_Requirements_
Show every line that has the string "code" in it.

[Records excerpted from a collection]
=-=-=
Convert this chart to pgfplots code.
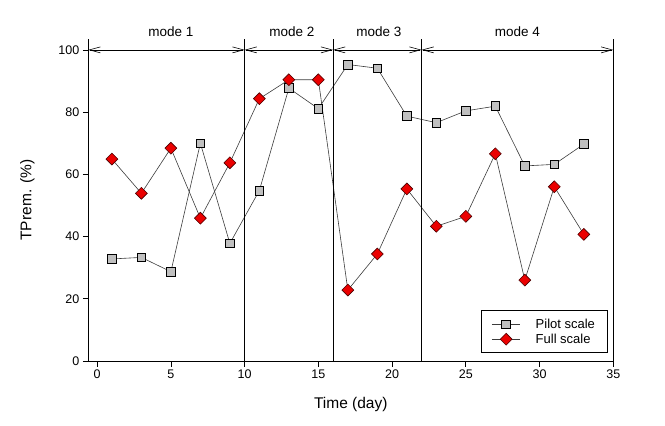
\documentclass[border=0pt]{standalone}
\usepackage{fontspec}
\setmainfont{Liberation Sans}
\usepackage{pgfplots}
\pgfplotsset{compat=1.18}
\usetikzlibrary{arrows.meta}
\definecolor{pilotgray}{RGB}{192,192,192}
\definecolor{fullred}{RGB}{235,0,0}
\definecolor{lineg}{RGB}{60,60,60}

\begin{document}
\begin{tikzpicture}
\begin{axis}[
 scale only axis, width=525pt, height=321.7pt,
 xmin=-0.6, xmax=35, ymin=0, ymax=103.4,
 axis x line*=bottom, axis y line*=left,
 axis line style={-, line width=0.7pt},
 xtick={0,5,...,35}, ytick={0,20,...,100},
 tick align=outside, major tick length=5.5pt,
 tick style={black, line width=0.7pt},
 /pgf/number format/assume math mode=true,
 tick label style={font=\fontsize{12.5}{14}\selectfont},
 xlabel={Time (day)}, ylabel={TPrem. (\%)},
 every axis x label/.style={at={(axis description cs:0.5,0)}, anchor=center, yshift=-43pt, font=\fontsize{15.5}{18}\selectfont},
 every axis y label/.style={at={(axis description cs:0,0.5)}, xshift=-61pt, rotate=90, anchor=center, font=\fontsize{15.5}{18}\selectfont},
 clip=false,
 legend style={at={(axis cs:35,0)}, anchor=south east, xshift=-6pt, yshift=8pt,
   draw=black, line width=0.7pt, font=\fontsize{13}{15}\selectfont,
   inner xsep=10pt, inner ysep=6pt, row sep=0pt,
   /tikz/every odd column/.append style={column sep=13pt}},
 legend cell align=left,
 legend image code/.code={\draw[mark repeat=2,mark phase=2] plot coordinates {(0cm,0cm)(0.5cm,0cm)(1.0cm,0cm)};},
]
\coordinate (O) at (rel axis cs:0,0);
\addplot[color=lineg, line width=0.6pt, mark=square*, mark size=4.4pt,
  mark options={fill=pilotgray, draw=black, line width=0.6pt}] coordinates {
 (1,32.8) (3,33.3) (5,28.7) (7,70.0) (9,37.8) (11,54.8) (13,87.7) (15,81.1)
 (17,95.3) (19,94.1) (21,78.7) (23,76.6) (25,80.4) (27,81.9) (29,62.7) (31,63.2) (33,69.7)};
\addlegendentry{Pilot scale\hspace{9pt}}
\addplot[color=lineg, line width=0.6pt, mark=square*, mark size=4.2pt,
  mark options={rotate=45, fill=fullred, draw=black!70!red, line width=0.6pt}] coordinates {
 (1,64.9) (3,53.9) (5,68.4) (7,45.9) (9,63.7) (11,84.3) (13,90.4) (15,90.4)
 (17,22.8) (19,34.4) (21,55.3) (23,43.3) (25,46.5) (27,66.6) (29,26.0) (31,56.0) (33,40.7)};
\addlegendentry{Full scale\hspace{9pt}}
\draw[black, line width=0.7pt] (axis cs:10,0) -- (axis cs:10,103.4);
\draw[black, line width=0.7pt] (axis cs:16,0) -- (axis cs:16,103.4);
\draw[black, line width=0.7pt] (axis cs:22,0) -- (axis cs:22,103.4);
\draw[black, line width=0.7pt] (axis cs:35,0) -- (axis cs:35,103.4);
\draw[black, line width=0.6pt, {Straight Barb[length=11pt,width=6pt]}-{Straight Barb[length=11pt,width=6pt]}] (axis cs:-0.6,100) -- (axis cs:10,100);
\draw[black, line width=0.6pt, {Straight Barb[length=11pt,width=6pt]}-{Straight Barb[length=11pt,width=6pt]}] (axis cs:10,100) -- (axis cs:16,100);
\draw[black, line width=0.6pt, {Straight Barb[length=11pt,width=6pt]}-{Straight Barb[length=11pt,width=6pt]}] (axis cs:16,100) -- (axis cs:22,100);
\draw[black, line width=0.6pt, {Straight Barb[length=11pt,width=6pt]}-{Straight Barb[length=11pt,width=6pt]}] (axis cs:22,100) -- (axis cs:35,100);
\node[font=\fontsize{13.5}{15}\selectfont] at (axis cs:5,105.9) {mode 1};
\node[font=\fontsize{13.5}{15}\selectfont] at (axis cs:13.2,105.9) {mode 2};
\node[font=\fontsize{13.5}{15}\selectfont] at (axis cs:19.1,105.9) {mode 3};
\node[font=\fontsize{13.5}{15}\selectfont] at (axis cs:28.5,105.9) {mode 4};
\end{axis}
\path (O) ++(-88.3pt,-65pt) rectangle ++(665pt,426pt);
\end{tikzpicture}
\end{document}
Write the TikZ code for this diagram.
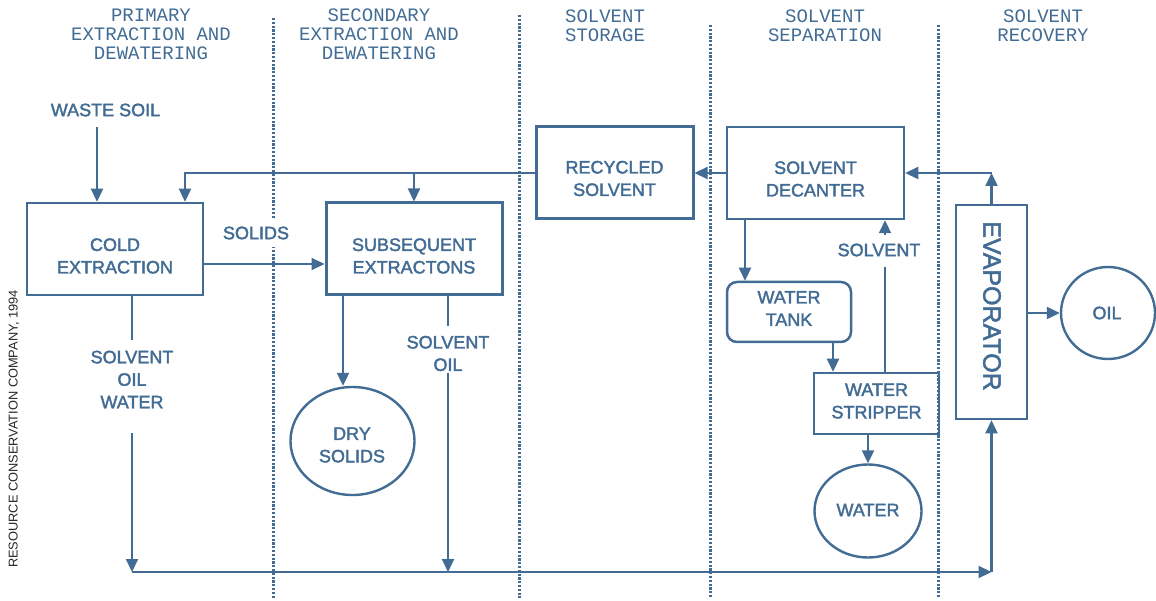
\documentclass[tikz,border=0pt]{standalone}
\usepackage{fontspec}
\setmainfont{Liberation Sans}
\newfontfamily\monof{Liberation Mono}
\newfontfamily\lblf[FakeBold=2]{Liberation Sans}
\usetikzlibrary{arrows.meta,shapes.geometric,calc}
\definecolor{ink}{RGB}{66,108,148}
\begin{document}
\begin{tikzpicture}[x=1pt,y=-1pt,
  box/.style={draw=ink,line width=2.5pt,inner sep=0pt},
  lbl/.style={text=ink,font=\lblf\fontsize{18}{22.5}\selectfont,align=center,inner sep=0pt},
  hdr/.style={text=ink,font=\monof\fontsize{19}{19}\selectfont,align=center,inner sep=0pt},
  arr/.style={draw=ink,line width=2.2pt,-{Triangle[length=13pt,width=12pt]}},
  ln/.style={draw=ink,line width=2.2pt},
  dotline/.style={draw=ink,line width=3pt,dash pattern=on 2.2pt off 1.6pt},
  blob/.style={draw=ink,line width=2.4pt,ellipse,inner sep=0pt}]
\useasboundingbox (0,0) rectangle (1156,601);

% swimlane separators
\draw[dotline] (273,18) -- (273,598);
\draw[dotline] (519,15) -- (519,598);
\draw[dotline] (710,25) -- (710,598);
\draw[dotline] (938,25) -- (938,598);

% headers
\node[hdr] (h1) at (151,34) {PRIMARY\\EXTRACTION AND\\DEWATERING};
\node[hdr] (h2) at (379,34) {SECONDARY\\EXTRACTION AND\\DEWATERING};
\node[hdr] (h3) at (605,25.5) {SOLVENT\\STORAGE};
\node[hdr] (h4) at (825,25.5) {SOLVENT\\SEPARATION};
\node[hdr] (h5) at (1043,25.5) {SOLVENT\\RECOVERY};

% boxes
\node[box,minimum width=176pt,minimum height=92pt] (cold) at (115,249) {};
\node[lbl] (coldt) at (115,256) {COLD\\EXTRACTION};
\node[box,line width=3pt,minimum width=176pt,minimum height=92pt] (sub) at (414,249) {};
\node[lbl] (subt) at (414,256) {SUBSEQUENT\\EXTRACTONS};
\node[box,line width=3pt,minimum width=157pt,minimum height=92pt] (recy) at (614.5,173) {};
\node[lbl] (recyt) at (614.5,178.5) {RECYCLED\\SOLVENT};
\node[box,minimum width=177pt,minimum height=92pt] (dec) at (815.5,173) {};
\node[lbl] (dect) at (815.5,179) {SOLVENT\\DECANTER};
\node[box,rounded corners=10pt,minimum width=124pt,minimum height=60pt] (tank) at (789,312) {};
\node[lbl] (tankt) at (789,308.5) {WATER\\TANK};
\node[box,minimum width=125pt,minimum height=61pt] (strip) at (876.5,403.5) {};
\node[lbl] (stript) at (876.5,401) {WATER\\STRIPPER};
\node[box,minimum width=71pt,minimum height=214pt] (evap) at (991.5,312) {};
\node[lbl,font=\lblf\fontsize{25}{25}\selectfont,rotate=-90] (evapt) at (992,306) {EVAPORATOR};

% ellipses
\node[blob,minimum width=124pt,minimum height=108pt] (dry) at (352.5,441) {};
\node[lbl] (dryt) at (352,445) {DRY\\SOLIDS};
\node[blob,minimum width=107pt,minimum height=93pt] (water) at (868,511) {};
\node[lbl] (watert) at (868,510) {WATER};
\node[blob,minimum width=94pt,minimum height=92pt] (oil) at (1108,313) {};
\node[lbl] (oilt) at (1107,313) {OIL};

% stream labels
\node[lbl] (waste) at (105.5,110) {WASTE SOIL};
\node[lbl,fill=white,inner ysep=8pt,inner xsep=0pt] (solids) at (256,233) {SOLIDS};
\node[lbl] (sow) at (132,379.5) {SOLVENT\\OIL\\WATER};
\node[lbl] (so) at (448,353.5) {SOLVENT\\OIL};
\node[lbl] (solv) at (879,250) {SOLVENT};

% credit
\node[font=\fontsize{12.8}{13}\selectfont,text=black!85,rotate=90,inner sep=0pt] (credit) at (14,429) {RESOURCE CONSERVATION COMPANY, 1994};

% connectors
\coordinate (p1) at ([xshift=-18pt]cold.north);
\draw[arr,shorten <=10pt] (p1 |- waste.south) -- (p1);
\coordinate (p2) at ([xshift=70pt]cold.north);
\draw[arr] (recy.west) -| (p2);
\draw[arr] (recy.west -| sub.north) -- (sub.north);
\draw[arr] ([yshift=-15pt]cold.east) -- ([yshift=-15pt]cold.east -| sub.west);

\coordinate (p3) at ([xshift=17pt]cold.south);
\coordinate (bl) at (p3 |- 0,572);
\draw[ln,shorten >=10.5pt] (p3) -- (p3 |- sow.north);
\draw[arr,shorten <=24.5pt] (p3 |- sow.south) -- (bl);
\coordinate (br) at (evap.south |- bl);
\draw[arr] (bl) -- (br);
\draw[arr] (br) -- (evap.south);

\coordinate (p4) at ([xshift=34pt]sub.south);
\draw[ln,shorten >=9.7pt] (p4) -- (p4 |- so.north);
\draw[arr,shorten <=1.7pt] (p4 |- so.south) -- (p4 |- bl);
\coordinate (p5) at ([xshift=-71pt]sub.south);
\draw[arr] (p5) -- (p5 |- dry.north);

\draw[arr] (dec.west) -- (recy.east);
\coordinate (p6) at (evap.north |- dec.east);
\draw[arr] (evap.north) -- (p6);
\draw[arr] (p6) -- (dec.east);
\coordinate (p7) at ([xshift=-70.5pt]dec.south);
\draw[arr] (p7) -- (p7 |- tank.north);
\coordinate (p8) at ([xshift=44pt]tank.south);
\draw[arr] (p8) -- (p8 |- strip.north);
\coordinate (p9) at ([xshift=8.5pt]strip.north);
\draw[ln,shorten >=10.5pt] (p9) -- (p9 |- solv.south);
\draw[arr,shorten <=8.5pt] (p9 |- solv.north) -- (p9 |- dec.south);
\draw[arr] (strip.south -| water.north) -- (water.north);
\draw[arr] (evap.east |- oil.west) -- (oil.west);
\end{tikzpicture}
\end{document}
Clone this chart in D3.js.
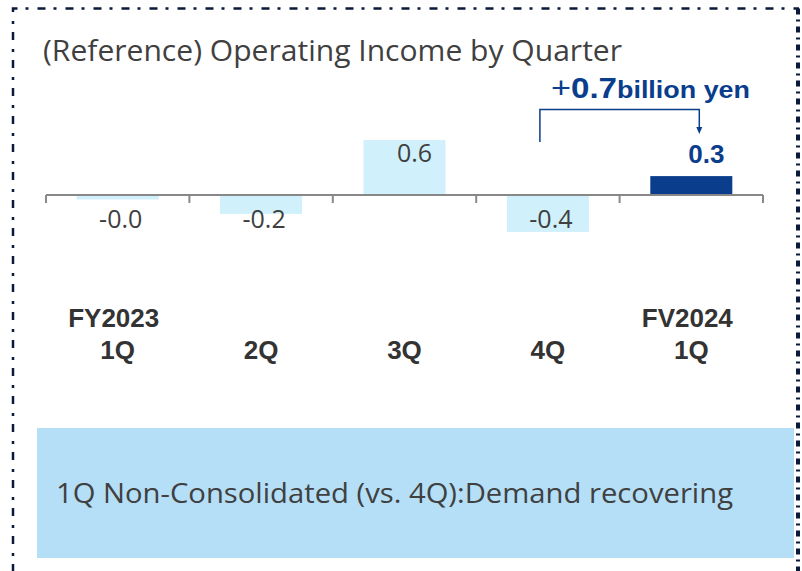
<!DOCTYPE html>
<html><head><meta charset="utf-8">
<script src="https://cdn.jsdelivr.net/npm/d3@7"></script>
<style>html,body{margin:0;padding:0;background:#fff;}svg{display:block;}</style>
</head><body>
<svg id="c" width="802" height="571"></svg>
<script>
const categoriesTop = ["FY2023", "", "", "", "FV2024"];
const categoriesBottom = ["1Q", "2Q", "3Q", "4Q", "1Q"];
const categories = ["FY2023 1Q", "2Q", "3Q", "4Q", "FV2024 1Q"];
const values = [-0.05, -0.21, 0.61, -0.41, 0.21];
const valueLabels = ["-0.0", "-0.2", "0.6", "-0.4", "0.3"];
const highlight = [false, false, false, false, true];
const titleText = "(Reference) Operating Income by Quarter";
const deltaSign = "+";
const deltaValue = "0.7";
const deltaUnit = "billion yen";
const noteText = "1Q Non-Consolidated (vs. 4Q):Demand recovering";

const svg = d3.select("#c");
const navy = "#0b1a3a";
const blue = "#0a3d8c";
const lightBar = "#d0f0fb";

// frame (dash-dot)
svg.append("path")
  .attr("d", "M13,600 V8.5 H799")
  .attr("fill", "none").attr("stroke", navy).attr("stroke-width", 2.5)
  .attr("stroke-dasharray", "8,8,3,9");
svg.append("path")
  .attr("d", "M798,8.5 V600")
  .attr("fill", "none").attr("stroke", navy).attr("stroke-width", 4)
  .attr("stroke-dasharray", "6,5,2,5");

// title
svg.append("text").attr("x", 43).attr("y", 61)
  .attr("font-family", "'Open Sans', 'Noto Sans', sans-serif")
  .attr("font-size", 29).attr("fill", "#404040")
  .attr("textLength", 579).attr("lengthAdjust", "spacingAndGlyphs")
  .text(titleText);

// scales
const x = d3.scaleBand().domain(categories).range([46, 763]).paddingInner(0.428).paddingOuter(0.214);
const y = d3.scaleLinear().domain([0, 1]).range([195, 105]);

// bars
svg.selectAll("rect.bar").data(values).enter().append("rect")
  .attr("class", "bar")
  .attr("x", (d, i) => x(categories[i]))
  .attr("width", x.bandwidth())
  .attr("y", d => Math.min(y(d), y(0)))
  .attr("height", d => Math.abs(y(d) - y(0)))
  .attr("fill", (d, i) => highlight[i] ? blue : lightBar);

// axis
const gap = x.step() * x.paddingInner() / 2;
const bounds = categories.map(c => x(c) - gap).concat([x(categories[categories.length - 1]) + x.bandwidth() + gap]);
const axisG = svg.append("g").attr("stroke", "#888").attr("stroke-width", 2);
axisG.append("line").attr("x1", bounds[0]).attr("x2", bounds[bounds.length - 1])
  .attr("y1", y(0)).attr("y2", y(0));
axisG.selectAll("line.tick").data(bounds).enter().append("line")
  .attr("class", "tick")
  .attr("x1", d => d).attr("x2", d => d)
  .attr("y1", y(0)).attr("y2", y(0) + 8);

// value labels
svg.selectAll("text.val").data(values).enter().append("text")
  .attr("class", "val")
  .attr("x", (d, i) => x(categories[i]) + x.bandwidth() / 2 + (d >= 0 ? (highlight[i] ? 15 : 10) : 3))
  .attr("y", (d, i) => d >= 0 ? (highlight[i] ? 163 : 162) : 228)
  .attr("text-anchor", "middle")
  .attr("font-family", (d, i) => highlight[i] ? "'Liberation Sans', Arial, sans-serif" : "'Open Sans', 'Noto Sans', sans-serif")
  .attr("font-size", (d, i) => highlight[i] ? 26 : 25)
  .attr("font-weight", (d, i) => highlight[i] ? "bold" : "normal")
  .attr("fill", (d, i) => highlight[i] ? blue : "#404040")
  .text((d, i) => valueLabels[i]);

// category labels
const catG = svg.append("g")
  .attr("font-family", "'Liberation Sans', Arial, sans-serif")
  .attr("font-weight", "bold").attr("font-size", 26).attr("fill", "#333")
  .attr("text-anchor", "middle");
categories.forEach((c, i) => {
  const cx = x(c) + x.bandwidth() / 2;
  if (categoriesTop[i]) catG.append("text").attr("x", cx - 4).attr("y", 327).text(categoriesTop[i]);
  catG.append("text").attr("x", cx).attr("y", 359).text(categoriesBottom[i]);
});

// delta annotation bracket
const xa = x(categories[3]) + x.bandwidth() / 2 - 8;
const xb = x(categories[4]) + x.bandwidth() / 2 + 8;
svg.append("path")
  .attr("d", `M${xa},142 V109.5 H${xb} V128`)
  .attr("fill", "none").attr("stroke", blue).attr("stroke-width", 1.5);
svg.append("path")
  .attr("d", `M${xb - 3},127 L${xb + 3},127 L${xb},134 Z`)
  .attr("fill", blue);

const ann = svg.append("text").attr("x", 551).attr("y", 98).attr("fill", blue)
  .attr("font-family", "'Liberation Sans', Arial, sans-serif");
ann.append("tspan").attr("font-size", 30).attr("font-weight", "normal")
  .attr("textLength", 20).attr("lengthAdjust", "spacingAndGlyphs").text(deltaSign);
ann.append("tspan").attr("font-size", 29).attr("font-weight", "bold")
  .attr("textLength", 46).attr("lengthAdjust", "spacingAndGlyphs").text(deltaValue);
ann.append("tspan").attr("font-size", 23).attr("font-weight", "bold")
  .attr("textLength", 133).attr("lengthAdjust", "spacingAndGlyphs").text(deltaUnit);

// note box
svg.append("rect").attr("x", 37).attr("y", 428).attr("width", 757).attr("height", 130)
  .attr("fill", "#b4dff7");
svg.append("text").attr("x", 56).attr("y", 503)
  .attr("font-family", "'Open Sans', 'Noto Sans', sans-serif")
  .attr("font-size", 27).attr("fill", "#404040")
  .attr("textLength", 677).attr("lengthAdjust", "spacingAndGlyphs")
  .text(noteText);
</script>
</body></html>
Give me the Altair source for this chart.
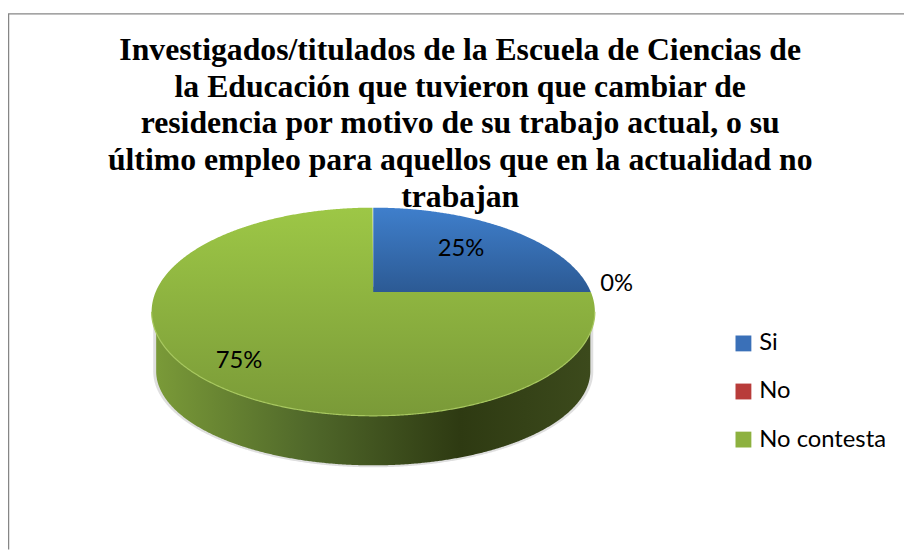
=-=-=
_Result below_
Convert this chart to pgfplots code.
 legend image code/.code={\draw[mark repeat=2,mark phase=2] plot coordinates {(0cm,0cm)(0.5cm,0cm)(1.0cm,0cm)};},
Write the TikZ code for this diagram.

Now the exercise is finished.